The senior guard is the team’s leading scorer. She was named to the All-County team as a junior, and on Jan. 21, in a game against Clarke High School, Nelson scored her 1,000th career point.

Four years after Nelson joined the varsity basketball team as an eighth-grader, she prides herself, she says, in setting a good example for the younger girls on the team — much like the older players did for her. “As an eighth-grader, it was really intimidating,” Nelson recalled. “I was the smallest on the court, I was the youngest, but I had a lot of good teammates who were good role models to me, and they definitely influenced me to be the leader that I try to be today.”

She added, “I definitely wanted to be a leader on the team, on and off the court.”

Geoff O’Connell, the coach of the Lady Spartans, has noticed Nelson’s willingness to take her younger teammates under her wing. “Stats-wise, yes, she is the leading scorer,” O’Connell said, “but even off the court, she makes sure the equipment is out, she’s on top of the younger girls and she’s a great role model for the younger girls. So, really, it doesn’t just happen in the game, but also in practice and in school.”

Nelson entered her senior year within striking distance of 1,000 points. According to O’Connell, only two girls in North’s history had ever achieved that milestone. Nelson said she was unaware of her career point total as the season began, but she found out a few days before the Jan. 21 game that she was just 13 points shy of 1,000. She said she was glad she didn’t know up until then, because there was less pressure on her.

In the first half of the game against Clarke, Nelson netted 11 points. In the third quarter, she hit a history-making layup, and the game was interrupted so her accomplishment could be recognized. “I was really honored that they would do that for me, and I was happy they really took it seriously,” she said. “They gave me a card, a basketball, so it was just as big a deal to them as it was to me.”

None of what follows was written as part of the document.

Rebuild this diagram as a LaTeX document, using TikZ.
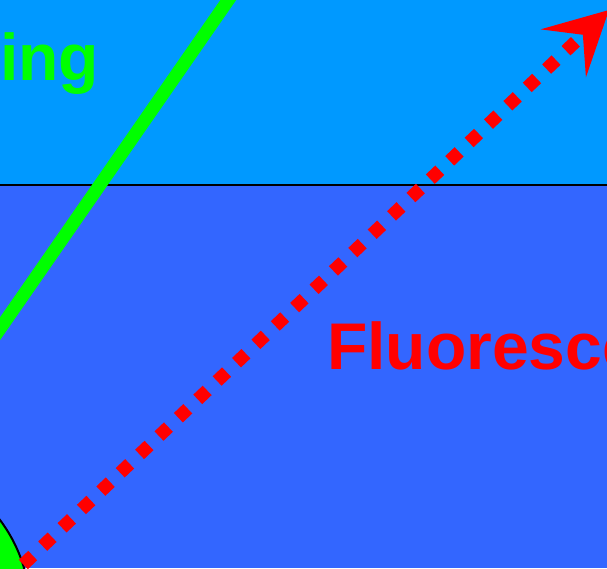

Nelson said that her mother and sister and a few of her friends made the trip to Clarke for the game. Her father, whom Madeline credits with sparking her interest in basketball, could not make it to the game, but it didn’t take long for him to find out: He talked to his daughter right after the game. “He’s definitely really proud of me,” Nelson said. “He called me right when he heard. It’s a big deal for my family.”

North is currently 8-6 on the season and in the middle of the Nassau Conference A-IV pack with a conference record of 5-4. Nelson has led the Lady Spartans in scoring in seven of their eight wins. She is unsure where she will attend college in the fall, what she will study or whether she will continue playing basketball once she graduates from North. “I don’t want to choose a school based on that,” she said. “It’s not my priority, but I’m still interested to see if I can play.”

In the meantime, she hopes to lead Valley Stream North back to the playoffs. “Now that I’ve got the 1,000th,” she said, “I just want to keep going and not focus on that, and really just try to win out the rest of the season — not lose another game.”

Nelson and the Lady Spartans will continue to make their playoff push when Seaford travels to North on Friday for a 7:45 p.m. Conference A-IV contest.